*Records provided*.
◆ ◆ ◆ ◆

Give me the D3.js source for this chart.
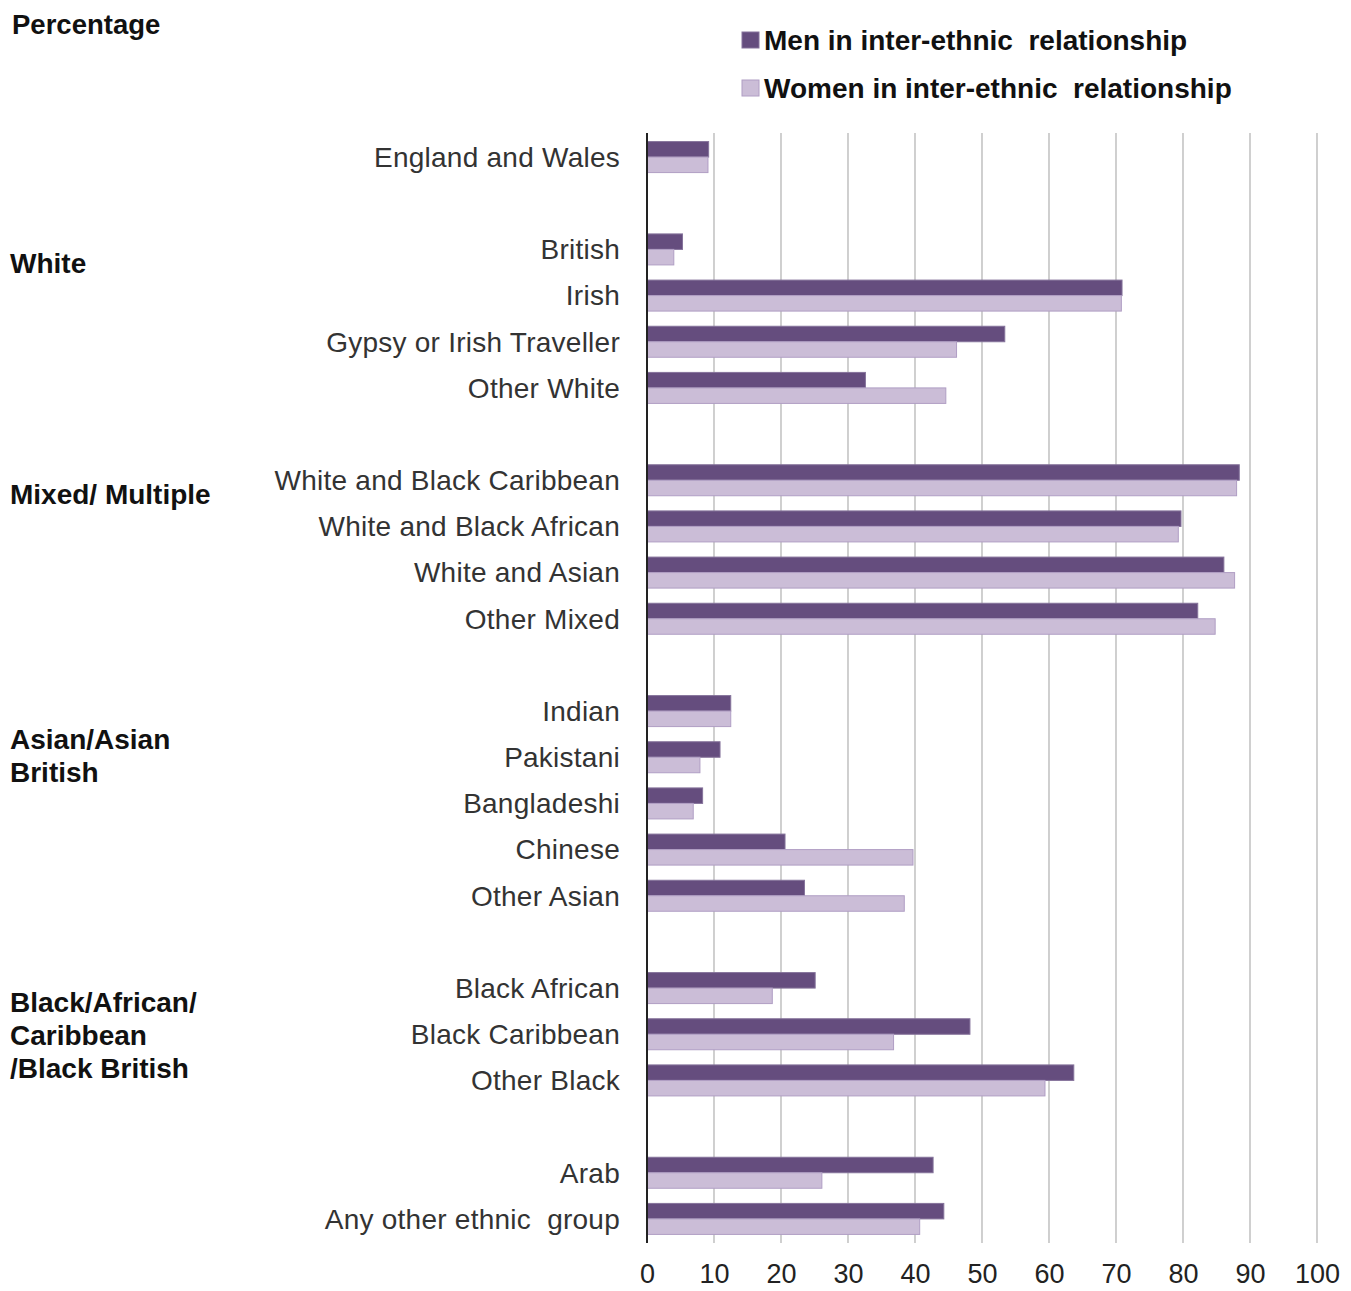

◆ ◆ ◆ ◆

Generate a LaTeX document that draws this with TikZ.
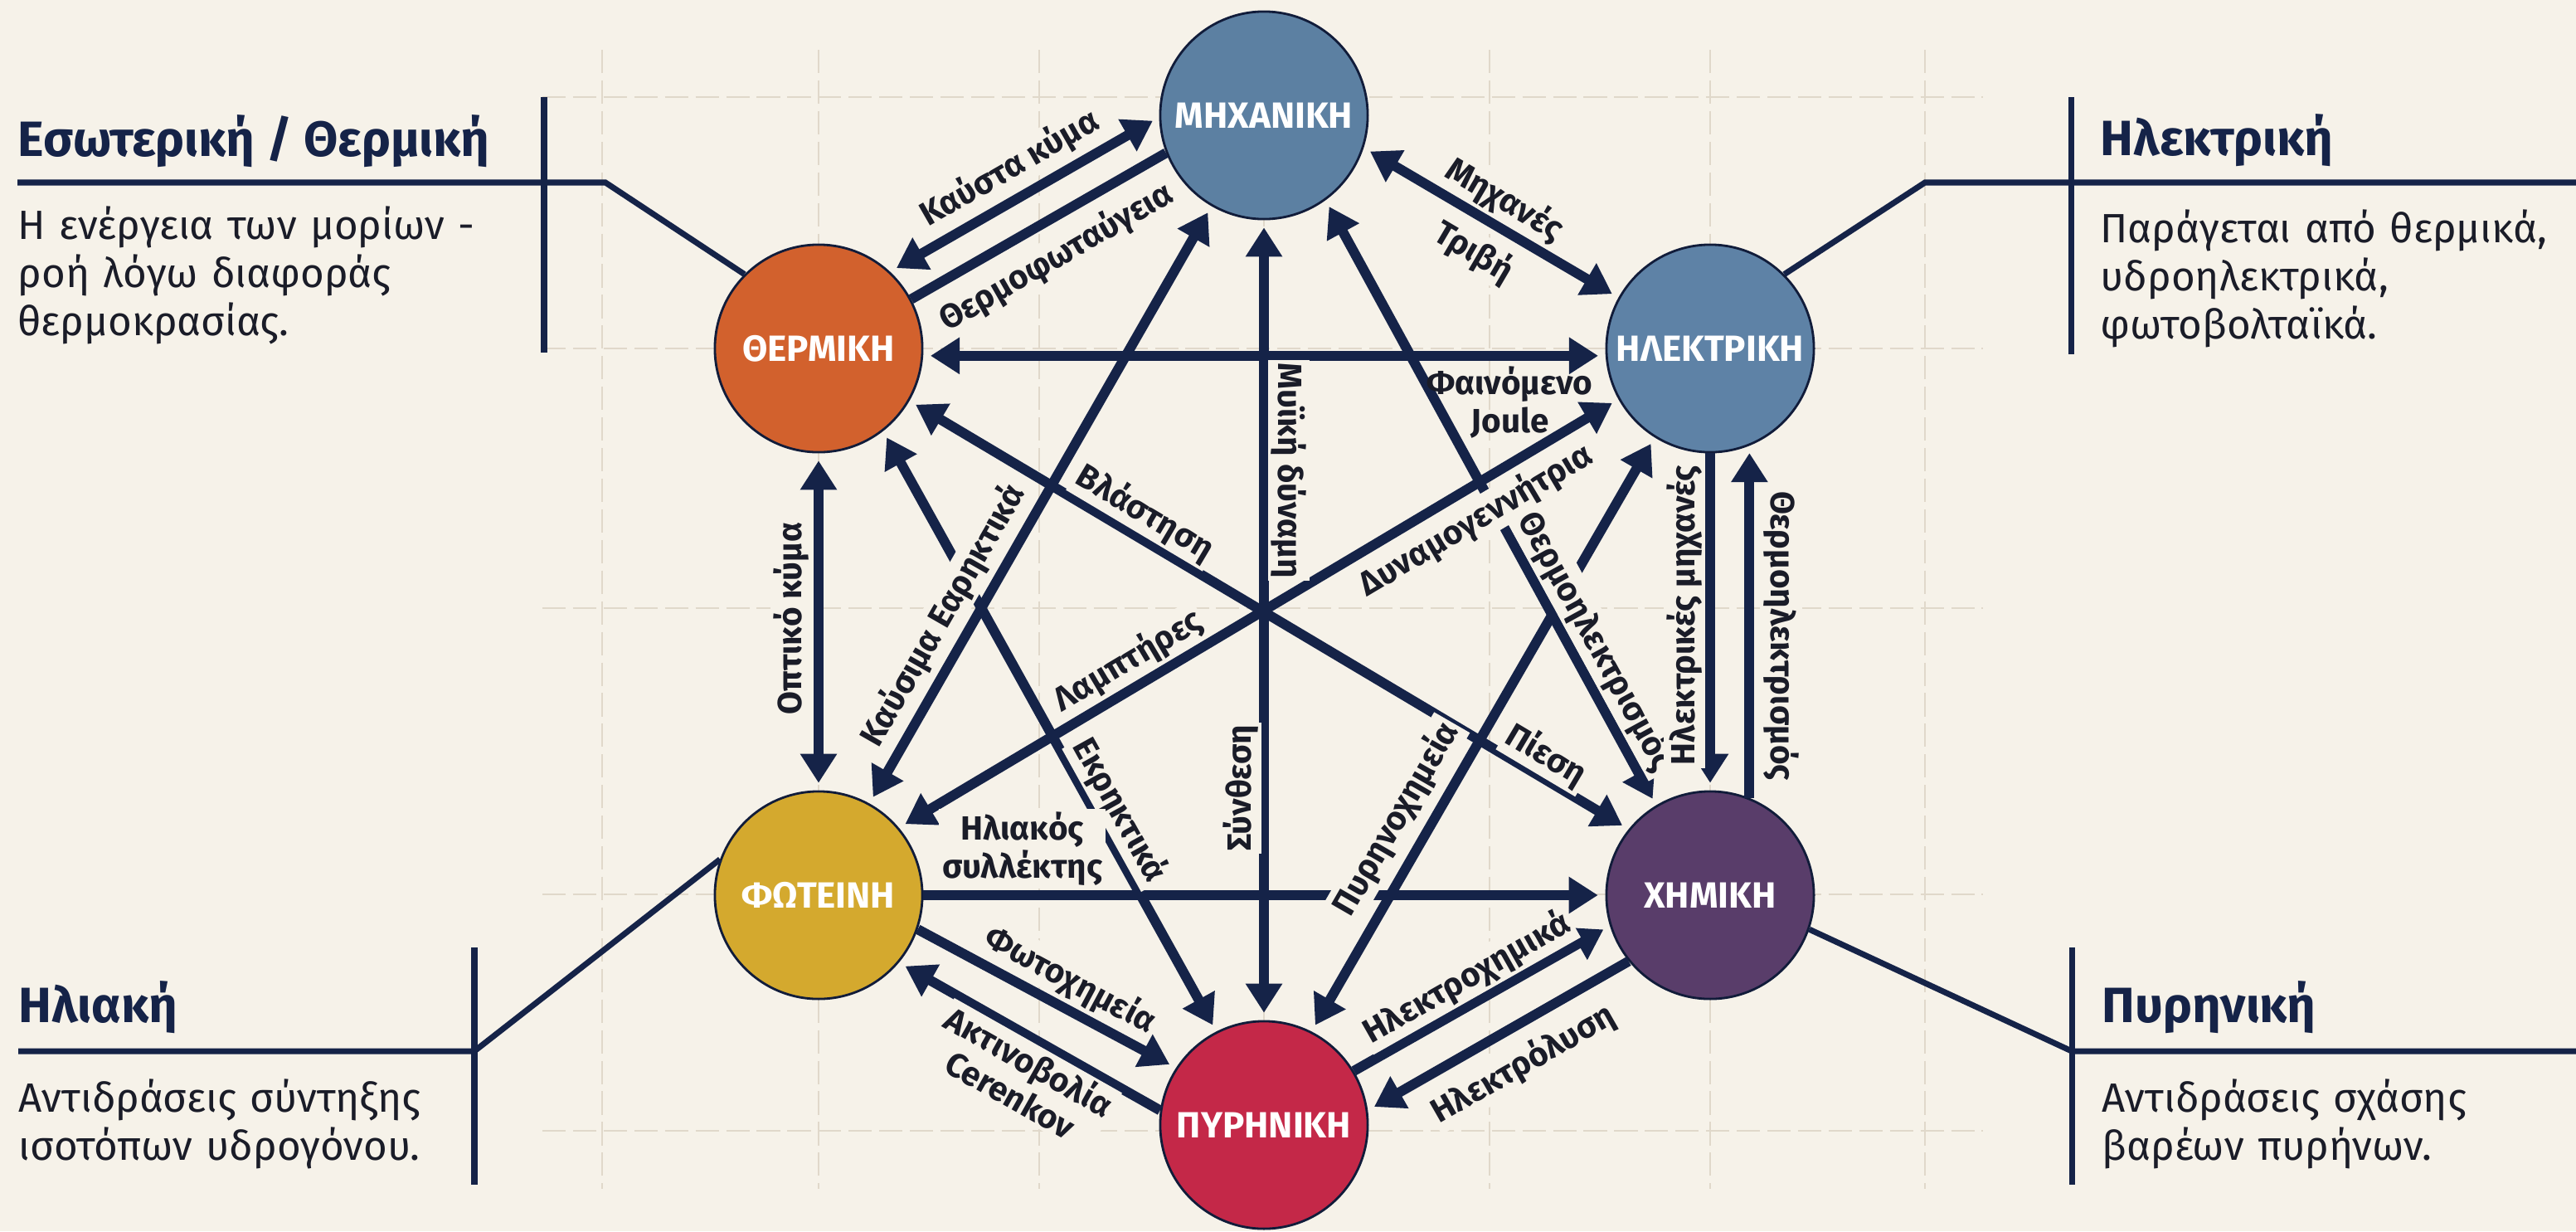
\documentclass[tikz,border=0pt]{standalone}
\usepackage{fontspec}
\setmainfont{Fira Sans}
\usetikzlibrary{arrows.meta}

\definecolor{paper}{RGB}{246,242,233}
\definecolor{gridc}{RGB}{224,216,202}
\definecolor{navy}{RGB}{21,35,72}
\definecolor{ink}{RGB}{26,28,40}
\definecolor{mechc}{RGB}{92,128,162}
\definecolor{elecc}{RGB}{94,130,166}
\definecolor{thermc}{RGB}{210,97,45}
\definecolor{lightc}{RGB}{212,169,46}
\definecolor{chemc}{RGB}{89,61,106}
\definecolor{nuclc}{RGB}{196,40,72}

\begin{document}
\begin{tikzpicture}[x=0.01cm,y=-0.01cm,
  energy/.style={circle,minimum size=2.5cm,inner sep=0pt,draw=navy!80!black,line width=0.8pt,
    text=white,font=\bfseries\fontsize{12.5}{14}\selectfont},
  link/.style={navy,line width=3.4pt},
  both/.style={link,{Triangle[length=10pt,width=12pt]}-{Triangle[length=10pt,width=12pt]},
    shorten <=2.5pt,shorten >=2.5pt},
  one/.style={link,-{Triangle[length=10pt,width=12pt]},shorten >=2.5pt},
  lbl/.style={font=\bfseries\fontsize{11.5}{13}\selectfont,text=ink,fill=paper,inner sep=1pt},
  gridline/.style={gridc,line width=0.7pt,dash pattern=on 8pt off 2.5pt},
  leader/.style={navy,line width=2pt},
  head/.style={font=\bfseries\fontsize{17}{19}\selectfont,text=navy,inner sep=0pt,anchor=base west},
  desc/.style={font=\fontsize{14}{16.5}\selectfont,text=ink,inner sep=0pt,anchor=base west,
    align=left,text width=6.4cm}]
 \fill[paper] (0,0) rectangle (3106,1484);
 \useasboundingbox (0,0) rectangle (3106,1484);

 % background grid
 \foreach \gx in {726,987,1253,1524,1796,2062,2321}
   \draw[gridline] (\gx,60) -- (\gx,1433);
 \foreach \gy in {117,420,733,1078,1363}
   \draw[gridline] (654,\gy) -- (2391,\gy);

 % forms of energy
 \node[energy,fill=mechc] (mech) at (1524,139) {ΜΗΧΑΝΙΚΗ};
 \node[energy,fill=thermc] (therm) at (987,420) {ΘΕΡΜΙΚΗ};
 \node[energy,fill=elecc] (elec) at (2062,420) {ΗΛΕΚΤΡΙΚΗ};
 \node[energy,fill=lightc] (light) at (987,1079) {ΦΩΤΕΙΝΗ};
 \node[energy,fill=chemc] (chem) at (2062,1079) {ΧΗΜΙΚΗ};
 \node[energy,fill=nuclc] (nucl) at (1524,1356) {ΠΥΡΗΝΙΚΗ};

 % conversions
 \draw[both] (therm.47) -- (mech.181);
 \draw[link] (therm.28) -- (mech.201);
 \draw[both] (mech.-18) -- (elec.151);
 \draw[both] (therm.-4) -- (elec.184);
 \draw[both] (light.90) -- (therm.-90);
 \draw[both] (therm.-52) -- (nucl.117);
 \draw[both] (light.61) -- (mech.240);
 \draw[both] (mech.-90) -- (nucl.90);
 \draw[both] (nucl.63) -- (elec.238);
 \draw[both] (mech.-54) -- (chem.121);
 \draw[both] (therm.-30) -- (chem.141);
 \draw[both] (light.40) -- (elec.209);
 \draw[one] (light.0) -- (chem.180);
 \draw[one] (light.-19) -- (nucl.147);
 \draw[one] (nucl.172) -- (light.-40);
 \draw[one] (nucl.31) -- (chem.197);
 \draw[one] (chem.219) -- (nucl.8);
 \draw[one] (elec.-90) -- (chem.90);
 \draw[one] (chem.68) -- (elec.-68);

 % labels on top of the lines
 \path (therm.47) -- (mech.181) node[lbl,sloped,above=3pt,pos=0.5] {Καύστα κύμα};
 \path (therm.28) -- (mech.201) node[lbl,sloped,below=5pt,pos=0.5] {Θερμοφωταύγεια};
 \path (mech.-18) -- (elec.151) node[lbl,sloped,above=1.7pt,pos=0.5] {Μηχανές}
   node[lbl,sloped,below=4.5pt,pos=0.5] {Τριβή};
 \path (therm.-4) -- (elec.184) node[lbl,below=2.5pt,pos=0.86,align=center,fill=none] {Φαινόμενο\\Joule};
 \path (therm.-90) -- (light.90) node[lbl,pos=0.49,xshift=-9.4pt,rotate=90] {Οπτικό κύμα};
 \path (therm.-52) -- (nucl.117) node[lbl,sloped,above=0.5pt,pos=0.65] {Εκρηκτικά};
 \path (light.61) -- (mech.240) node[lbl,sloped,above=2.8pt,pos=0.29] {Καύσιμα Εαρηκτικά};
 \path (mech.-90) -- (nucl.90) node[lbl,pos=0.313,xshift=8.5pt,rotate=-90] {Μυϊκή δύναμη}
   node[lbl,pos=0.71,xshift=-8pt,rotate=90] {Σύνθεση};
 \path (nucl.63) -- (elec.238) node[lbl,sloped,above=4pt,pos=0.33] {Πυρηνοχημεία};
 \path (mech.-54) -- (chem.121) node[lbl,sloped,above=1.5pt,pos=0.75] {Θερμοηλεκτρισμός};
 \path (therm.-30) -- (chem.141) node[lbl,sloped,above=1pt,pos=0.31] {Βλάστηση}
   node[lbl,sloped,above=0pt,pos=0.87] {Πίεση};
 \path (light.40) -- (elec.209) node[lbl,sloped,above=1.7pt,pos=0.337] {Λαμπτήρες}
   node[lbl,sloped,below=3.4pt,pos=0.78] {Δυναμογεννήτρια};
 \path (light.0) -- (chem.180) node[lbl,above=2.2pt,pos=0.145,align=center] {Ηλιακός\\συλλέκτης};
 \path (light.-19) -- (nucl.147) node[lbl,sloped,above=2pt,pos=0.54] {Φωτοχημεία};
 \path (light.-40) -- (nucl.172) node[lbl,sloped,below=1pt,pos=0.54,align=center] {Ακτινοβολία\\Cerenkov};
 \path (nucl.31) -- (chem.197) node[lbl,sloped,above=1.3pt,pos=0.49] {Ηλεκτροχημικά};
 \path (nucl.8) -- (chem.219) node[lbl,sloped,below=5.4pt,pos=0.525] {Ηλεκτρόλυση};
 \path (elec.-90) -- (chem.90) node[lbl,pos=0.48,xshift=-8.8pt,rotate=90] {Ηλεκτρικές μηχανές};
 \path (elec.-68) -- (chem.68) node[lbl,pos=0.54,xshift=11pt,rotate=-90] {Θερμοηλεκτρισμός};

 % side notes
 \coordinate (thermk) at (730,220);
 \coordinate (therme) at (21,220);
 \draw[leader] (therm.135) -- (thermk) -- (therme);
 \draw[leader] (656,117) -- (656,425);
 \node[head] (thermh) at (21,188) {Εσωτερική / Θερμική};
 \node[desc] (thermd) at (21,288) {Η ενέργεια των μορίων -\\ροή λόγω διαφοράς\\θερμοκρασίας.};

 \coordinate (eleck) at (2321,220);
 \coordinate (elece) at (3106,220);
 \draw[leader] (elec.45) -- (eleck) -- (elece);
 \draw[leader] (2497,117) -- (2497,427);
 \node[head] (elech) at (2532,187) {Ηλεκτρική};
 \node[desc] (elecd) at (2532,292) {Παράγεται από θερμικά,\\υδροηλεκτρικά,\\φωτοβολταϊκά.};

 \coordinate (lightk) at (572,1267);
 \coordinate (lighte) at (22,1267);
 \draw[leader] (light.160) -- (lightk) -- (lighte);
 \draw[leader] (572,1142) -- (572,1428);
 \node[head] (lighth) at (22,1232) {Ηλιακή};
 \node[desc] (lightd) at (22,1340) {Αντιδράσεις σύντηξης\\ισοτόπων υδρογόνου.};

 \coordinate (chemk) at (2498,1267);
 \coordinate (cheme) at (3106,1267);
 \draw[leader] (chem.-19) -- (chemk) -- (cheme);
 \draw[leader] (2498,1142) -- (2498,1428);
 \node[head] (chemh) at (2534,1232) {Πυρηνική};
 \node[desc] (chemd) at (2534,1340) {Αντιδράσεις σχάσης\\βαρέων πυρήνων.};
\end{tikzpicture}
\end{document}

◆ ◆ ◆ ◆

*Instructions to follow*.
Look above for the line with "Generate a LaTeX"; quote it and every line after it, stopping after the line with "(nucl) at (1524,1356)", exactly, with nothing added and without pictures.

*Exercise output*.
Generate a LaTeX document that draws this with TikZ.
\documentclass[tikz,border=0pt]{standalone}
\usepackage{fontspec}
\setmainfont{Fira Sans}
\usetikzlibrary{arrows.meta}

\definecolor{paper}{RGB}{246,242,233}
\definecolor{gridc}{RGB}{224,216,202}
\definecolor{navy}{RGB}{21,35,72}
\definecolor{ink}{RGB}{26,28,40}
\definecolor{mechc}{RGB}{92,128,162}
\definecolor{elecc}{RGB}{94,130,166}
\definecolor{thermc}{RGB}{210,97,45}
\definecolor{lightc}{RGB}{212,169,46}
\definecolor{chemc}{RGB}{89,61,106}
\definecolor{nuclc}{RGB}{196,40,72}

\begin{document}
\begin{tikzpicture}[x=0.01cm,y=-0.01cm,
  energy/.style={circle,minimum size=2.5cm,inner sep=0pt,draw=navy!80!black,line width=0.8pt,
    text=white,font=\bfseries\fontsize{12.5}{14}\selectfont},
  link/.style={navy,line width=3.4pt},
  both/.style={link,{Triangle[length=10pt,width=12pt]}-{Triangle[length=10pt,width=12pt]},
    shorten <=2.5pt,shorten >=2.5pt},
  one/.style={link,-{Triangle[length=10pt,width=12pt]},shorten >=2.5pt},
  lbl/.style={font=\bfseries\fontsize{11.5}{13}\selectfont,text=ink,fill=paper,inner sep=1pt},
  gridline/.style={gridc,line width=0.7pt,dash pattern=on 8pt off 2.5pt},
  leader/.style={navy,line width=2pt},
  head/.style={font=\bfseries\fontsize{17}{19}\selectfont,text=navy,inner sep=0pt,anchor=base west},
  desc/.style={font=\fontsize{14}{16.5}\selectfont,text=ink,inner sep=0pt,anchor=base west,
    align=left,text width=6.4cm}]
 \fill[paper] (0,0) rectangle (3106,1484);
 \useasboundingbox (0,0) rectangle (3106,1484);

 % background grid
 \foreach \gx in {726,987,1253,1524,1796,2062,2321}
   \draw[gridline] (\gx,60) -- (\gx,1433);
 \foreach \gy in {117,420,733,1078,1363}
   \draw[gridline] (654,\gy) -- (2391,\gy);

 % forms of energy
 \node[energy,fill=mechc] (mech) at (1524,139) {ΜΗΧΑΝΙΚΗ};
 \node[energy,fill=thermc] (therm) at (987,420) {ΘΕΡΜΙΚΗ};
 \node[energy,fill=elecc] (elec) at (2062,420) {ΗΛΕΚΤΡΙΚΗ};
 \node[energy,fill=lightc] (light) at (987,1079) {ΦΩΤΕΙΝΗ};
 \node[energy,fill=chemc] (chem) at (2062,1079) {ΧΗΜΙΚΗ};
 \node[energy,fill=nuclc] (nucl) at (1524,1356) {ΠΥΡΗΝΙΚΗ};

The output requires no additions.